Escuchar a la Orquesta de Córdoba fuera de su caja de cartón habitual, el Gran Teatro, es un verdadero placer auditivo. La ocasión la brindaba el Festival de Piano Rafael Orozco. Y el espacio de circunstancias, las naves de Almanzor de la incomparable Mezquita de Córdoba, lugar tan bello como terrible para el sonido por su enigmática acústica. La Orquesta se reveló con los mil colores que atesora y que no podemos disfrutar, aunque la excesiva reverberación no contribuía a la claridad de planos. La ausencia de muros verticales que dirigieran el sonido hacía que los instrumentos situados al fondo se oyeron más lejanos de lo que realmente estaban. Por contra, los bajos parecían redoblados y los pizzicati de la cuerda, amplificados del relieve que adquirían. En cualquier caso, el piano, o mejor dicho, Josu de Solaun al piano, llegaba a comerse a la orquesta por momentos, tal fue lo imperial de su presencia.

El compositor pozoalbense Lorenzo Palomo (1938) aclaró al final del concierto la razón de un programa tan exótico.

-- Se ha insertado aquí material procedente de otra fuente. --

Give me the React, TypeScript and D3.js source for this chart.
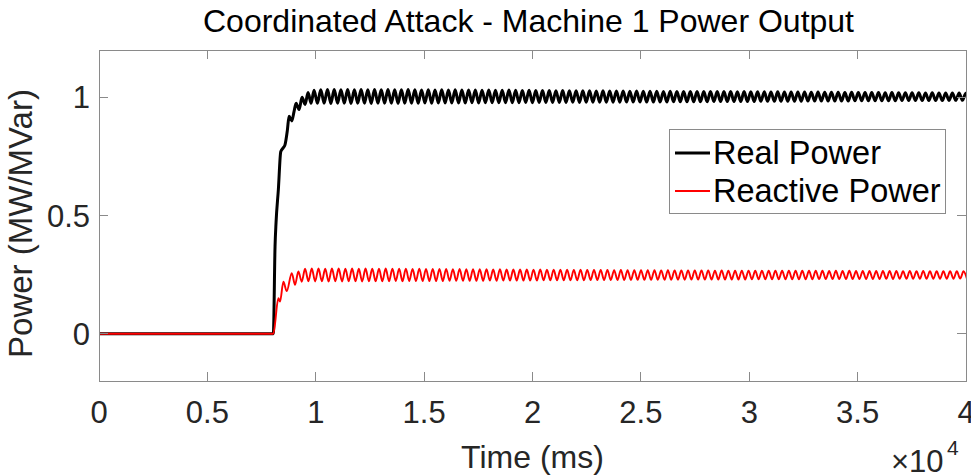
import React from "react";
import * as d3 from "d3";

// ---------- data ----------
const xTickValues = [0, 5000, 10000, 15000, 20000, 25000, 30000, 35000, 40000];
const xTickLabels = ["0", "0.5", "1", "1.5", "2", "2.5", "3", "3.5", "4"];
const yTickValues = [0, 0.5, 1];
const yTickLabels = ["0", "0.5", "1"];

const realTransientTime = [0, 8044, 8122, 8168, 8275, 8385, 8491, 8584, 8690, 8769, 8893, 9000, 9092, 9230, 9369, 9507, 9646, 9784];
const realTransientValue = [0, 0, 0.37, 0.47, 0.61, 0.77, 0.785, 0.8, 0.86, 0.92, 0.9, 0.94, 0.975, 0.948, 1.0, 0.97, 1.02, 0.975];

const reactiveTransientTime = [0, 8044, 8275, 8353, 8506, 8662, 8893, 9045, 9198, 9355];
const reactiveTransientValue = [0, 0, 0.15, 0.136, 0.22, 0.18, 0.256, 0.207, 0.263, 0.22];

// steady oscillation: successive extrema, sampled every half period
const oscHalfPeriodMs = 155;
const realOscStartMs = 9922;
const realOscValues = [
  1.030, 0.975, 1.032, 0.975, 1.033, 0.974, 1.033, 0.975, 1.032, 0.975,
  1.033, 0.974, 1.032, 0.975, 1.033, 0.975, 1.032, 0.974, 1.033, 0.975,
  1.032, 0.975, 1.033, 0.975, 1.032, 0.974, 1.032, 0.975, 1.033, 0.975,
  1.032, 0.975, 1.031, 0.976, 1.032, 0.975, 1.031, 0.976, 1.032, 0.976,
  1.031, 0.976, 1.032, 0.976, 1.031, 0.976, 1.031, 0.977, 1.031, 0.976,
  1.030, 0.977, 1.031, 0.977, 1.030, 0.977, 1.030, 0.977, 1.031, 0.977,
  1.030, 0.977, 1.029, 0.978, 1.030, 0.977, 1.029, 0.978, 1.029, 0.978,
  1.029, 0.978, 1.028, 0.978, 1.029, 0.978, 1.028, 0.979, 1.028, 0.978,
  1.028, 0.979, 1.028, 0.979, 1.027, 0.979, 1.028, 0.979, 1.027, 0.979,
  1.027, 0.979, 1.027, 0.980, 1.026, 0.980, 1.027, 0.980, 1.026, 0.980,
  1.026, 0.980, 1.026, 0.980, 1.025, 0.980, 1.026, 0.981, 1.025, 0.981,
  1.025, 0.981, 1.025, 0.981, 1.025, 0.981, 1.024, 0.981, 1.025, 0.982,
  1.024, 0.982, 1.024, 0.982, 1.024, 0.982, 1.023, 0.982, 1.024, 0.982,
  1.023, 0.982, 1.023, 0.983, 1.023, 0.983, 1.022, 0.983, 1.023, 0.983,
  1.022, 0.983, 1.022, 0.983, 1.022, 0.983, 1.022, 0.984, 1.021, 0.984,
  1.022, 0.984, 1.021, 0.984, 1.021, 0.984, 1.021, 0.984, 1.020, 0.984,
  1.021, 0.985, 1.020, 0.985, 1.020, 0.985, 1.020, 0.985, 1.020, 0.985,
  1.019, 0.985, 1.020, 0.985, 1.019, 0.986, 1.019, 0.986, 1.019, 0.986,
  1.019, 0.986, 1.018, 0.986, 1.019, 0.986, 1.018, 0.986, 1.018, 0.987,
  1.018, 0.987, 1.018, 0.987, 1.017, 0.987,
];
const reactiveOscStartMs = 9507;
const reactiveOscValues = [
  0.275, 0.222, 0.276, 0.221, 0.276, 0.222, 0.275, 0.221, 0.276, 0.222,
  0.276, 0.221, 0.275, 0.222, 0.276, 0.222, 0.275, 0.221, 0.276, 0.222,
  0.275, 0.222, 0.275, 0.222, 0.276, 0.222, 0.275, 0.223, 0.275, 0.222,
  0.275, 0.223, 0.274, 0.223, 0.275, 0.223, 0.274, 0.223, 0.274, 0.223,
  0.274, 0.223, 0.274, 0.224, 0.273, 0.224, 0.274, 0.224, 0.273, 0.224,
  0.273, 0.224, 0.273, 0.224, 0.273, 0.225, 0.272, 0.224, 0.273, 0.225,
  0.272, 0.225, 0.272, 0.225, 0.272, 0.225, 0.272, 0.225, 0.271, 0.225,
  0.272, 0.226, 0.271, 0.226, 0.271, 0.226, 0.271, 0.226, 0.271, 0.226,
  0.270, 0.226, 0.271, 0.226, 0.270, 0.227, 0.270, 0.227, 0.270, 0.227,
  0.270, 0.227, 0.269, 0.227, 0.270, 0.227, 0.269, 0.227, 0.269, 0.228,
  0.269, 0.228, 0.269, 0.228, 0.269, 0.228, 0.268, 0.228, 0.269, 0.228,
  0.268, 0.228, 0.268, 0.228, 0.268, 0.229, 0.268, 0.229, 0.268, 0.229,
  0.268, 0.229, 0.267, 0.229, 0.268, 0.229, 0.267, 0.229, 0.267, 0.229,
  0.267, 0.229, 0.267, 0.230, 0.267, 0.230, 0.267, 0.230, 0.266, 0.230,
  0.267, 0.230, 0.266, 0.230, 0.266, 0.230, 0.266, 0.230, 0.266, 0.230,
  0.266, 0.230, 0.266, 0.231, 0.266, 0.231, 0.265, 0.231, 0.266, 0.231,
  0.265, 0.231, 0.266, 0.231, 0.265, 0.231, 0.265, 0.231, 0.265, 0.231,
  0.265, 0.231, 0.265, 0.232, 0.265, 0.231, 0.265, 0.232, 0.264, 0.232,
  0.265, 0.232, 0.264, 0.232, 0.265, 0.232, 0.264, 0.232, 0.264, 0.232,
  0.264, 0.232, 0.264, 0.232, 0.264, 0.233, 0.264, 0.233,
];

// ---------- layout ----------
const W = 971;
const H = 475;
const plotLeft = 99;
const plotRight = 966;
const plotTop = 50;
const plotBottom = 381;
const tickLen = 9;
const FONT = "'Liberation Sans', Arial, Helvetica, sans-serif";
const axisColor = "#8a8a8a";
const textColor = "#262626";

type Pt = { t: number; v: number };

function buildSeries(tt: number[], tv: number[], start: number, osc: number[]): Pt[] {
  const pts: Pt[] = tt.map((t, i) => ({ t, v: tv[i] }));
  osc.forEach((v, i) => pts.push({ t: start + i * oscHalfPeriodMs, v }));
  return pts;
}

export default function App() {
  const x = d3.scaleLinear().domain([0, 40000]).range([plotLeft, plotRight]);
  const y = d3.scaleLinear().domain([-0.2, 1.2]).range([plotBottom, plotTop]);

  const line = d3
    .line<Pt>()
    .x((d) => x(d.t))
    .y((d) => y(d.v))
    .curve(d3.curveMonotoneX);

  const real = buildSeries(realTransientTime, realTransientValue, realOscStartMs, realOscValues);
  const reactive = buildSeries(reactiveTransientTime, reactiveTransientValue, reactiveOscStartMs, reactiveOscValues);

  const cx = (plotLeft + plotRight) / 2;

  return (
    <svg
      width={W}
      height={H}
      style={{ position: "absolute", left: 0, top: 0, background: "#fff" }}
      fontFamily={FONT}
    >
      <rect x={0} y={0} width={W} height={H} fill="#fff" />
      <defs>
        <clipPath id="plotclip">
          <rect x={plotLeft} y={plotTop} width={plotRight - plotLeft} height={plotBottom - plotTop} />
        </clipPath>
      </defs>

      {/* title */}
      <text x={cx - 4} y={32} textAnchor="middle" fontSize={32} fill="#000">
        Coordinated Attack - Machine 1 Power Output
      </text>

      {/* lines */}
      <g clipPath="url(#plotclip)">
        <path d={line(real) || ""} fill="none" stroke="#000" strokeWidth={3} strokeLinejoin="round" />
        <path d={line(reactive) || ""} fill="none" stroke="#ff0000" strokeWidth={1.9} strokeLinejoin="round" />
      </g>

      {/* axes box */}
      <rect
        x={plotLeft}
        y={plotTop}
        width={plotRight - plotLeft}
        height={plotBottom - plotTop}
        fill="none"
        stroke={axisColor}
        strokeWidth={1}
        shapeRendering="crispEdges"
      />

      {/* x ticks */}
      {xTickValues.map((v, i) => (
        <g key={"xt" + i}>
          <line x1={x(v)} x2={x(v)} y1={plotBottom} y2={plotBottom - tickLen} stroke={axisColor} shapeRendering="crispEdges" />
          <line x1={x(v)} x2={x(v)} y1={plotTop} y2={plotTop + tickLen} stroke={axisColor} shapeRendering="crispEdges" />
          <text x={x(v)} y={423} textAnchor="middle" fontSize={31} fill={textColor}>
            {xTickLabels[i]}
          </text>
        </g>
      ))}

      {/* y ticks */}
      {yTickValues.map((v, i) => (
        <g key={"yt" + i}>
          <line x1={plotLeft} x2={plotLeft + tickLen} y1={y(v)} y2={y(v)} stroke={axisColor} shapeRendering="crispEdges" />
          <line x1={plotRight} x2={plotRight - tickLen} y1={y(v)} y2={y(v)} stroke={axisColor} shapeRendering="crispEdges" />
          <text x={90} y={y(v) + 11} textAnchor="end" fontSize={31} fill={textColor}>
            {yTickLabels[i]}
          </text>
        </g>
      ))}

      {/* axis labels */}
      <text x={cx} y={468} textAnchor="middle" fontSize={32} fill={textColor}>
        Time (ms)
      </text>
      <text
        transform={`translate(32, ${(plotTop + plotBottom) / 2 + 8}) rotate(-90)`}
        textAnchor="middle"
        fontSize={33}
        fill={textColor}
      >
        Power (MW/MVar)
      </text>

      {/* exponent */}
      <text x={891} y={472} fontSize={31} fill={textColor}>
        ×10
      </text>
      <text x={947} y={455} fontSize={21} fill={textColor}>
        4
      </text>

      {/* legend */}
      <rect x={669} y={129} width={276} height={84} fill="#fff" stroke={axisColor} strokeWidth={1} shapeRendering="crispEdges" />
      <line x1={675} x2={710} y1={153} y2={153} stroke="#000" strokeWidth={3} />
      <line x1={675} x2={710} y1={191} y2={191} stroke="#ff0000" strokeWidth={1.9} />
      <text x={713} y={163.5} fontSize={32.5} fill="#000">
        Real Power
      </text>
      <text x={713} y={202} fontSize={32.5} fill="#000">
        Reactive Power
      </text>
    </svg>
  );
}
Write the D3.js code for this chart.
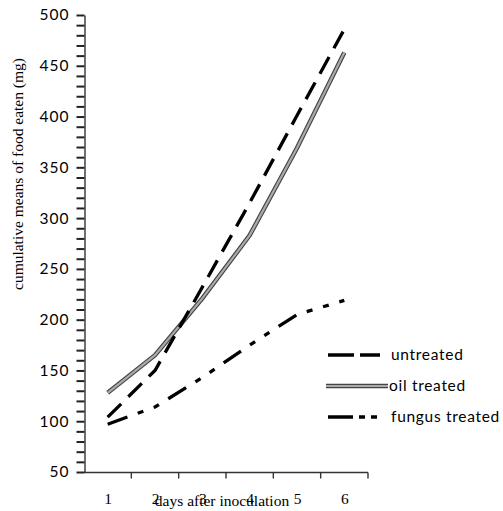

Fue en Valencia, siendo él director de la Sinfónica, donde coincidiera con el insigne pianista cordobés Orozco, que resultó ser "Rafalín", su antiguo compañero de conservatorio en Córdoba. En atriles entonces, el Concierto de Piano de Chaikovski. Ahora también, acompañando a sus Nocturnos de Andalucía, en versión para piano y orquesta estrenada en 2021, cerrando el círculo. Tour de force para cualquier pianista concertante por la dificultad de ambas obras. Una, cumbre del virtuosismo. Otra, la pieza más difícil del repertorio concertístico español tras las Noches en los Jardínes de España de Falla. Hay que estar un punto fuera de lo cabal para asomarse de esta forma al precipicio. Solaun, en perfecta simbiosis con la Orquesta de Córdoba y con Domínguez-Nieto al podio, acreditó estarlo con dos lecturas de impacto, modélica la de Palomo, controvertida la de Chaikovski.

Nocturnos de Andalucía, composición original para guitarra y orquesta de 1996 para Frühbeck de Burgos y Pepe Romero, es, en palabras de su compositor, un ejercicio de melancolía y remembranza de la tierra de la infancia. La obra, de inatacable escritura, de inspirada veta melódica y rítmica y de fina orquestación, se escucha con gran placer para el oyente, que siente estar pisando en todo momento "tierra conocida". En el vibrante Brindis a la noche, la delicada Sonrisa truncada de una estrella o el mercurial Ráfaga asoman sonidos, ritmos, efectos, que uno asocia inmediatamente con los sospechosos habituales: Stravinsky, Ravel, Bartok, Falla... Como con la música de John Williams, es inevitable que durante el deleite aflore cierta sensación de deja vù. Pianista, orquesta y director se emplearon a fondo en una interpretación canónica, con todos los atributos que uno asocia a la música española, elegancia, misterio o evocación, destacando especialmente en un Nocturno de Córdoba delicadamente paladeado.

Si en la obra de Palomo sirvió para comprobar la técnica sobrada y la capacidad inmersiva de Solaun, en Chaikovski el despliegue de fogosidad e ímpetu hizo que el concierto pasara sobre nosotros como un vendaval. Se notaba que el pianista le tiene tomada la horma desde que ganara con él el Concurso internacional de piano George Enescu en 2014. Desde la llamada de trompa inicial y los poderosísimos acordes del piano sobre la que se levanta la memorable melodía, la interpretación fue tan deprisa, fue tan trepidante, que no dio ocasión al respiro ni a que emergiera el carácter ciclotímico que encierra el primer movimiento o la dulzura melancólica del segundo, planteado desde la sonrisa y un carácter interlúdico. El tercero se convirtió en un auténtico festival de la velocidad: arrancó desbocado, se desarrolló frenéticamente, y tras el crescendo de la orquesta previo a la recapitulación, donde Domínguez-Nieto dejó entrever un destello de la sabiduría constructiva de sus recientes Bruckner, batuta y pianista enloquecieron en un final de infarto que desembocó en una ovación de órdago. Tanta exhibición, tanto torrente ígneo, aupó a los intérpretes ligeramente por encima de la música, hurtándonos ese concierto de Chaikovski soñado que, de haber bajado el voltaje, podían habernos regalado. De premio, en medio de la locura generalizada, un Nocturno de Córdoba aún más ensoñado.